Organizações que incentivam a colaboração entre empreendedoras podem facilitar o compartilhamento de experiências, parcerias estratégicas e oportunidades de negócios. Além disso, essas redes podem servir como espaços para reivindicações políticas e económicas, pressionando por melhores condições para o empreendedorismo feminino.
3.3. Políticas Públicas e Incentivos Governamentais
O Estado tem um papel crucial na promoção do empreendedorismo feminino.
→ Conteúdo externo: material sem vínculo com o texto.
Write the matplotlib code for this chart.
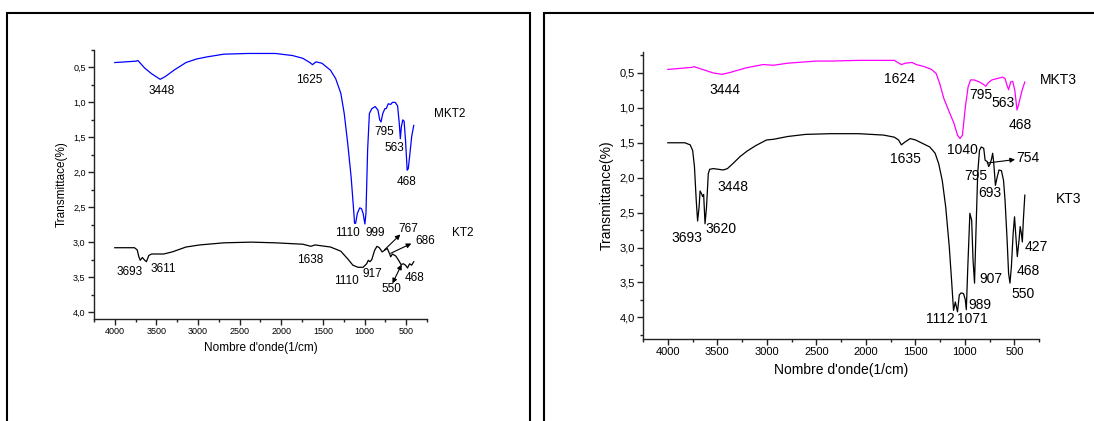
import matplotlib
matplotlib.use("Agg")
import matplotlib.pyplot as plt
from matplotlib.patches import Rectangle
from matplotlib.ticker import MultipleLocator, FuncFormatter

plt.rcParams['font.family'] = ['Liberation Sans', 'DejaVu Sans']

# ---- left panel: MKT2 / KT2 ----
mkt2_w = [4000, 3744, 3723, 3640, 3558, 3455, 3393, 3290, 3145, 3021, 2897, 2690, 2401, 2070,
          1864, 1740, 1657, 1625, 1583, 1512, 1409, 1347, 1285, 1244, 1202, 1161, 1128, 1120,
          1107, 1087, 1058, 1037, 1017, 996, 983, 963, 942, 913, 872, 839, 818, 802, 781, 756,
          740, 715, 686, 665, 632, 603, 583, 570, 558, 541, 525, 508, 488, 475, 459, 434, 409]
mkt2_t = [0.43, 0.41, 0.40, 0.51, 0.59, 0.67, 0.63, 0.54, 0.43, 0.38, 0.35, 0.31, 0.30, 0.30,
          0.33, 0.37, 0.43, 0.46, 0.42, 0.44, 0.54, 0.66, 0.87, 1.16, 1.59, 2.07, 2.59, 2.73,
          2.73, 2.59, 2.51, 2.52, 2.59, 2.74, 2.59, 1.68, 1.16, 1.09, 1.06, 1.11, 1.25, 1.28,
          1.16, 1.09, 1.09, 1.02, 1.03, 1.00, 1.00, 1.05, 1.30, 1.52, 1.35, 1.25, 1.27, 1.54,
          1.97, 1.95, 1.78, 1.49, 1.33]

kt2_w = [4000, 3764, 3731, 3711, 3694, 3669, 3640, 3620, 3591, 3558, 3413, 3310, 3145, 2979,
         2690, 2360, 2070, 1740, 1645, 1595, 1409, 1285, 1202, 1140, 1079, 1017, 975, 955,
         934, 913, 880, 851, 822, 789, 764, 727, 698, 686, 665, 624, 591, 562, 533, 508,
         484, 459, 434, 409]
kt2_t = [3.08, 3.08, 3.11, 3.21, 3.26, 3.22, 3.26, 3.28, 3.19, 3.17, 3.17, 3.14, 3.07, 3.04,
         3.01, 3.00, 3.01, 3.03, 3.06, 3.04, 3.07, 3.13, 3.24, 3.33, 3.36, 3.36, 3.31, 3.26,
         3.28, 3.25, 3.12, 3.06, 3.08, 3.14, 3.12, 3.09, 3.17, 3.21, 3.17, 3.20, 3.26, 3.32,
         3.31, 3.33, 3.37, 3.31, 3.33, 3.28]

left_labels = [("3448", 3442, 0.84), ("1625", 1669, 0.68), ("795", 769, 1.42),
               ("563", 645, 1.66), ("468", 492, 2.14), ("1110", 1202, 2.87),
               ("999", 872, 2.87), ("3693", 3818, 3.43), ("3611", 3417, 3.38),
               ("1638", 1649, 3.26), ("1110", 1223, 3.56), ("917", 901, 3.46),
               ("550", 682, 3.67), ("468", 397, 3.51), ("767", 479, 2.81),
               ("686", 265, 2.98), ("MKT2", -25, 1.16), ("KT2", -178, 2.87)]
# (from_w, from_t, to_w, to_t, style)
left_arrows = [(760, 3.11, 570, 2.89, '-|>'), (686, 3.16, 438, 3.02, '-|>'),
               (554, 3.32, 665, 3.59, '<|-|>')]

# ---- right panel: MKT3 / KT3 ----
mkt3_w = [4000, 3756, 3735, 3649, 3541, 3451, 3362, 3218, 3039, 2932, 2788, 2501, 2358, 2071,
          1712, 1677, 1641, 1598, 1533, 1490, 1408, 1336, 1289, 1254, 1211, 1157, 1110, 1074,
          1049, 1024, 995, 967, 942, 906, 852, 816, 788, 763, 727, 673, 619, 594, 573, 558,
          537, 516, 495, 473, 458, 422, 394]
mkt3_t = [0.45, 0.42, 0.41, 0.45, 0.50, 0.52, 0.49, 0.43, 0.38, 0.39, 0.36, 0.33, 0.33, 0.32,
          0.32, 0.35, 0.38, 0.36, 0.35, 0.38, 0.41, 0.45, 0.51, 0.65, 0.87, 1.06, 1.22, 1.39,
          1.44, 1.39, 0.99, 0.70, 0.60, 0.60, 0.63, 0.66, 0.69, 0.64, 0.60, 0.58, 0.56, 0.58,
          0.68, 0.74, 0.63, 0.62, 0.75, 1.03, 0.96, 0.75, 0.63]

kt3_w = [4000, 3828, 3774, 3749, 3731, 3713, 3699, 3684, 3674, 3659, 3649, 3638, 3624, 3609,
         3591, 3577, 3541, 3487, 3441, 3398, 3344, 3272, 3200, 3111, 3003, 2932, 2788, 2609,
         2358, 2071, 1820, 1712, 1669, 1641, 1605, 1551, 1497, 1426, 1354, 1300, 1264, 1228,
         1193, 1157, 1132, 1114, 1096, 1074, 1056, 1038, 1013, 995, 985, 970, 949, 931, 917,
         902, 888, 870, 852, 834, 809, 795, 773, 759, 744, 730, 719, 709, 691, 673, 655, 630,
         609, 594, 573, 558, 544, 530, 512, 498, 484, 470, 452, 441, 430, 419, 409, 394]
kt3_t = [1.50, 1.50, 1.53, 1.61, 1.84, 2.32, 2.62, 2.42, 2.19, 2.23, 2.27, 2.24, 2.66, 2.42,
         1.94, 1.88, 1.87, 1.88, 1.89, 1.87, 1.80, 1.70, 1.62, 1.54, 1.46, 1.45, 1.41, 1.38,
         1.37, 1.37, 1.39, 1.42, 1.46, 1.53, 1.49, 1.44, 1.46, 1.51, 1.56, 1.65, 1.80, 2.04,
         2.42, 2.99, 3.51, 3.90, 3.78, 3.92, 3.68, 3.65, 3.66, 3.75, 3.89, 3.28, 2.51, 2.61,
         3.18, 3.51, 2.80, 1.94, 1.61, 1.56, 1.58, 1.75, 1.77, 1.84, 1.80, 1.73, 1.65, 1.77,
         2.11, 1.99, 1.89, 1.90, 2.04, 2.32, 2.89, 3.37, 3.51, 3.28, 2.80, 2.56, 2.85, 3.13,
         2.89, 2.70, 2.79, 2.92, 2.61, 2.25]

right_labels = [("3444", 3423, 0.74), ("1624", 1655, 0.59), ("795", 838, 0.81),
                ("563", 615, 0.93), ("468", 440, 1.24), ("1040", 1020, 1.60),
                ("754", 368, 1.72), ("1635", 1601, 1.73), ("795", 891, 1.98),
                ("693", 744, 2.22), ("3448", 3340, 2.13), ("3693", 3810, 2.86),
                ("3620", 3462, 2.74), ("427", 282, 2.99), ("468", 361, 3.34),
                ("907", 737, 3.45), ("550", 414, 3.66), ("989", 845, 3.82),
                ("1112", 1246, 4.02), ("1071", 923, 4.02), ("MKT3", 60, 0.60),
                ("KT3", -48, 2.31)]
right_arrows = [(773, 1.79, 493, 1.74, '-|>')]


def comma(v, pos):
    return f'{v:.1f}'.replace('.', ',')


def style_axes(ax, ylim, tick_fs, lab_fs, ylabel):
    ax.set_xlim(4250, 250)
    ax.set_ylim(*ylim)
    for s in ['top', 'right']:
        ax.spines[s].set_visible(False)
    for s in ['left', 'bottom']:
        ax.spines[s].set_color('#222222')
        ax.spines[s].set_linewidth(1.0)
    ax.xaxis.set_major_locator(MultipleLocator(500))
    ax.xaxis.set_minor_locator(MultipleLocator(250))
    ax.yaxis.set_major_locator(MultipleLocator(0.5))
    ax.yaxis.set_minor_locator(MultipleLocator(0.25))
    ax.yaxis.set_major_formatter(FuncFormatter(comma))
    ax.tick_params(which='major', direction='out', length=4, width=1, labelsize=tick_fs,
                   color='#222222', pad=2)
    ax.tick_params(which='minor', direction='out', length=2.5, width=1, color='#222222')
    ax.set_xlabel("Nombre d'onde(1/cm)", fontsize=lab_fs, labelpad=4)
    ax.set_ylabel(ylabel, fontsize=lab_fs, labelpad=4)


fig = plt.figure(figsize=(10.94, 4.21), dpi=100)

# page frames
fig.patches.append(Rectangle((7 / 1094, -0.1), (530 - 7) / 1094, 1.1 - 13 / 421,
                             transform=fig.transFigure, fill=False, lw=1.5, ec='black'))
fig.patches.append(Rectangle((544 / 1094, -0.1), 0.6, 1.1 - 13 / 421,
                             transform=fig.transFigure, fill=False, lw=1.5, ec='black'))

ax1 = fig.add_axes([0.0859, 0.2423, 0.3044, 0.639])
ax1.plot(mkt2_w, mkt2_t, color='#0000ff', lw=0.9)
ax1.plot(kt2_w, kt2_t, color='black', lw=0.9)
style_axes(ax1, (4.1, 0.25), 6.5, 8.5, "Transmittace(%)")
for txt, w, t in left_labels:
    ax1.text(w, t, txt, fontsize=8.5, ha='center', va='center', clip_on=False)
for w0, t0, w1, t1, st in left_arrows:
    ax1.annotate('', xy=(w1, t1), xytext=(w0, t0), annotation_clip=False,
                 arrowprops=dict(arrowstyle=st, color='black', lw=0.8, mutation_scale=7,
                                 shrinkA=0, shrinkB=0))

ax2 = fig.add_axes([0.5878, 0.1948, 0.3620, 0.6817])
ax2.plot(mkt3_w, mkt3_t, color='#ff00ff', lw=0.9)
ax2.plot(kt3_w, kt3_t, color='black', lw=0.9)
style_axes(ax2, (4.31, 0.2), 8, 10, "Transmittance(%)")
for txt, w, t in right_labels:
    ax2.text(w, t, txt, fontsize=10, ha='center', va='center', clip_on=False)
for w0, t0, w1, t1, st in right_arrows:
    ax2.annotate('', xy=(w1, t1), xytext=(w0, t0), annotation_clip=False,
                 arrowprops=dict(arrowstyle=st, color='black', lw=0.8, mutation_scale=7,
                                 shrinkA=0, shrinkB=0))

fig.savefig('out.png', dpi=100)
Em países como o Ruanda e o Gana, políticas públicas voltadas para mulheres empreendedoras resultaram no aumento da participação feminina na economia e na criação de negócios inovadores.
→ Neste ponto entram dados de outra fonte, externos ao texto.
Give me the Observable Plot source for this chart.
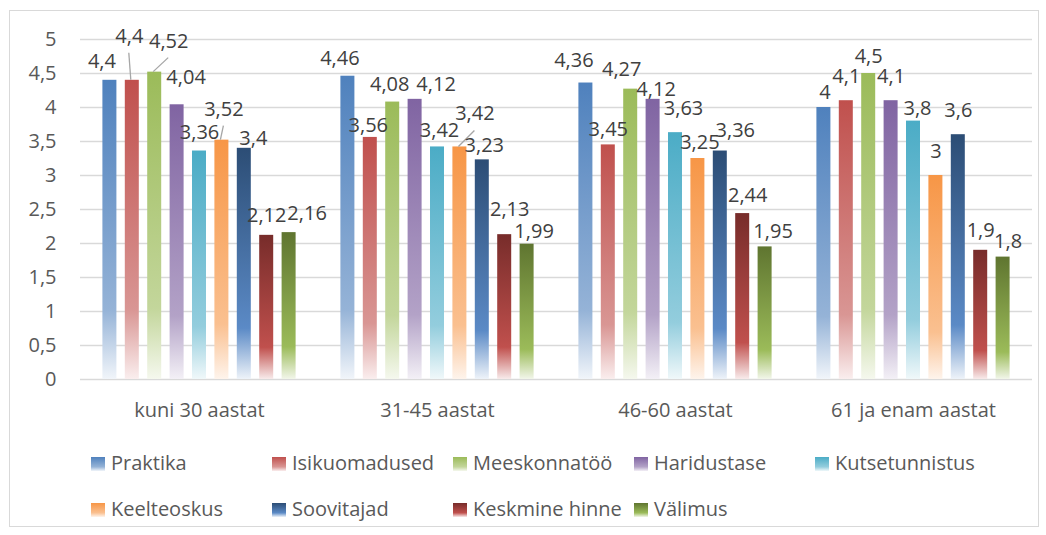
<!DOCTYPE html>
<html>
<head>
<meta charset="utf-8">
<script src="https://cdn.jsdelivr.net/npm/d3@7"></script>
<script src="https://cdn.jsdelivr.net/npm/@observablehq/plot@0.6"></script>
<style>
  html, body { margin: 0; padding: 0; background: #fff; }
  body { width: 1046px; height: 535px; position: relative; overflow: hidden; font-family: 'Open Sans', sans-serif; }
  #frame { position: absolute; left: 9px; top: 10px; width: 1030px; height: 517px; box-sizing: border-box; border: 1px solid #d9d9d9; pointer-events: none; }
  #chart { position: absolute; left: 0; top: 0; }
  #legend { position: absolute; left: 91px; top: 453px; display: grid; grid-template-columns: repeat(5, 181px); grid-auto-rows: 45.5px; }
  .item { display: flex; align-items: flex-start; font-size: 20px; line-height: 20px; color: #595959; white-space: nowrap; }
  .sw { width: 14px; height: 14px; margin-top: 4px; margin-right: 6px; flex: none; }
</style>
</head>
<body>
<div id="chart"></div>
<div id="legend"></div>
<div id="frame"></div>
<script>
// ---- data ----
const groups = ["kuni 30 aastat", "31-45 aastat", "46-60 aastat", "61 ja enam aastat"];
const series = ["Praktika", "Isikuomadused", "Meeskonnatöö", "Haridustase", "Kutsetunnistus", "Keelteoskus", "Soovitajad", "Keskmine hinne", "Välimus"];
const praktika       = [4.4, 4.46, 4.36, 4];
const isikuomadused  = [4.4, 3.56, 3.45, 4.1];
const meeskonnatoo   = [4.52, 4.08, 4.27, 4.5];
const haridustase    = [4.04, 4.12, 4.12, 4.1];
const kutsetunnistus = [3.36, 3.42, 3.63, 3.8];
const keelteoskus    = [3.52, 3.42, 3.25, 3];
const soovitajad     = [3.4, 3.23, 3.36, 3.6];
const keskmineHinne  = [2.12, 2.13, 2.44, 1.9];
const valimus        = [2.16, 1.99, 1.95, 1.8];
const yTicks = [0, 0.5, 1, 1.5, 2, 2.5, 3, 3.5, 4, 4.5, 5];

// ---- styling ----
const topColors = ["#4f81bd", "#c0504d", "#9bbb59", "#8064a2", "#4bacc6", "#f79646", "#2c4d75", "#772c2a", "#5f7530"];
const midColors = ["#95b3d7", "#d99694", "#c3d69b", "#b3a2c7", "#93cddd", "#fac090", "#5b8ac6", "#c0504d", "#9bbb59"];
const endColors = ["#f1f5fa", "#faeeee", "#f5f8ee", "#f3f0f6", "#f0f8fa", "#fef4ec", "#eef3f9", "#f8ebeb", "#f2f6ea"];
const midStop = [0.77, 0.77, 0.77, 0.77, 0.77, 0.77, 0.78, 0.78, 0.78];
// label placement (offset from bar top centre, px), group-major order
const labelNudge = [
  [-8,-20],[-3,-45],[14,-32],[9,-28],[0,-19],[2,-32],[9,-11],[0,-21],[18,-20],
  [-8,-19],[-2,-13],[-3,-18],[21,-16],[2,-17],[15,-34],[2,-15],[5,-26],[7,-14],
  [-12,-23],[0,-16],[-9,-21],[3,-11],[8,-25],[2,-17],[15,-21],[5,-19],[8,-16],
  [1,-16],[0,-25],[0,-18],[0,-25],[4,-14],[0,-25],[0,-25],[0,-21],[5,-17]
];
const leaders = [1, 2, 5, 14];

const valuesBySeries = [praktika, isikuomadused, meeskonnatoo, haridustase, kutsetunnistus, keelteoskus, soovitajad, keskmineHinne, valimus];
const data = [];
groups.forEach((g, gi) => series.forEach((s, si) => data.push({group: g, series: s, value: valuesBySeries[si][gi]})));

const fmt = v => String(v).replace(".", ",");

const plot = Plot.plot({
  width: 1046,
  height: 440,
  marginLeft: 80,
  marginRight: 14,
  marginTop: 39,
  marginBottom: 61,
  style: {fontFamily: "'Open Sans', sans-serif", fontSize: "20px", color: "#595959", background: "transparent", overflow: "visible"},
  fx: {domain: groups, padding: 0, round: false, axis: "bottom", tickSize: 0, tickPadding: 23, label: null},
  x: {domain: series, paddingInner: 0.375, paddingOuter: 1, round: false, axis: null},
  y: {domain: [0, 5], ticks: yTicks, tickFormat: fmt, tickSize: 0, tickPadding: 24, label: null},
  color: {type: "ordinal", domain: series, range: series.map((s, i) => `url(#grad${i})`)},
  marks: [
    Plot.ruleY(yTicks, {stroke: "#d9d9d9", strokeWidth: 1.6}),
    Plot.barY(data, {fx: "group", x: "series", y: "value", fill: "series"}),
    Plot.text(data, {fx: "group", x: "series", y: "value", text: d => fmt(d.value), fill: "#404040", fontSize: 20})
  ]
});

// gradients
const defs = d3.select(plot).insert("defs", ":first-child");
series.forEach((s, i) => {
  const lg = defs.append("linearGradient").attr("id", `grad${i}`).attr("x1", 0).attr("y1", 0).attr("x2", 0).attr("y2", 1);
  lg.append("stop").attr("offset", 0).attr("stop-color", topColors[i]);
  lg.append("stop").attr("offset", midStop[i]).attr("stop-color", midColors[i]);
  lg.append("stop").attr("offset", 1).attr("stop-color", endColors[i]);
});

// nudge data labels
const labels = plot.querySelectorAll('g[aria-label="text"] text');
labels.forEach((el, i) => {
  const [dx, dy] = labelNudge[i] || [0, -17];
  const t0 = el.getAttribute("transform") || "";
  el.setAttribute("transform", (t0 + ` translate(${dx},${dy + 1})`).trim());
});

// leader lines, from the bar tops drawn by Plot
const rects = plot.querySelectorAll('g[aria-label="bar"] rect');
leaders.forEach(i => {
  const r = rects[i];
  if (!r) return;
  const [dx, dy] = labelNudge[i];
  const cx = +r.getAttribute("x") + +r.getAttribute("width") / 2;
  const top = +r.getAttribute("y");
  d3.select(r.parentNode).append("line")
    .attr("x1", cx - 1).attr("y1", top)
    .attr("x2", cx + dx).attr("y2", top + dy + 18)
    .attr("stroke", "#a6a6a6").attr("stroke-width", 1.3)
    .attr("fill", "none");
});

document.getElementById("chart").appendChild(plot);

// legend
const legend = document.getElementById("legend");
series.forEach((name, i) => {
  const item = document.createElement("div");
  item.className = "item";
  const sw = document.createElement("span");
  sw.className = "sw";
  sw.style.background = `linear-gradient(to bottom, ${topColors[i]} 0%, ${midColors[i]} 70%, ${endColors[i]} 100%)`;
  const tx = document.createElement("span");
  tx.textContent = name;
  item.appendChild(sw); item.appendChild(tx);
  legend.appendChild(item);
});
</script>
</body>
</html>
Para Angola, algumas medidas estratégicas poderiam incluir:
Programas de financiamento acessíveis e com condições especiais para mulheres empreendedoras;
Incentivos fiscais para negócios liderados por mulheres;
Criação de incubadoras de startups femininas;
Maior representatividade feminina nas instituições que regulam o sector empresarial.
Com um ambiente regulatório mais favorável, as mulheres terão mais oportunidades para expandirem os seus negócios e contribuírem para o crescimento económico do país.
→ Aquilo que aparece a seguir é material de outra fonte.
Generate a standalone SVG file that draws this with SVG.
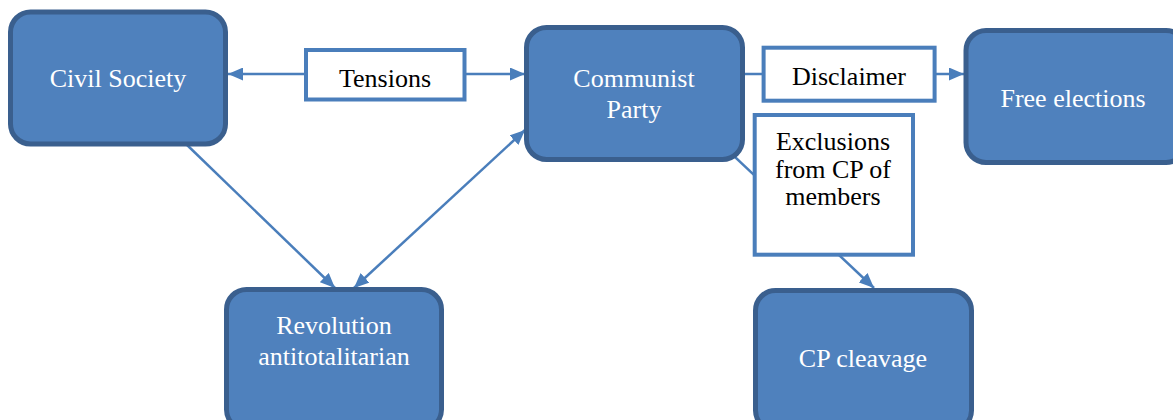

Finalmente, o empreendedorismo feminino em Angola enfrenta desafios estruturais que vão desde barreiras culturais até dificuldades financeiras. No entanto, como demonstrado ao longo deste artigo, há caminhos para superar esses obstáculos e fortalecer a participação das mulheres no sector empresarial.
A mudança passa pela criação de um ambiente mais inclusivo e pela implementação de políticas públicas que incentivem o desenvolvimento dos negócios femininos. Além disso, investir na formação e no fortalecimento das redes de apoio pode garantir que mais mulheres consigam transformar as suas ideias em empreendimentos sustentáveis.
Como argumenta Yunus (2007), Prémio Nobel da Paz e criador do microcrédito, “quando uma mulher tem acesso a oportunidades económicas, toda a sociedade prospera”. Assim, apoiar o empreendedorismo feminino em Angola não é apenas uma questão de equidade de género, mas uma estratégia fundamental para o progresso do país.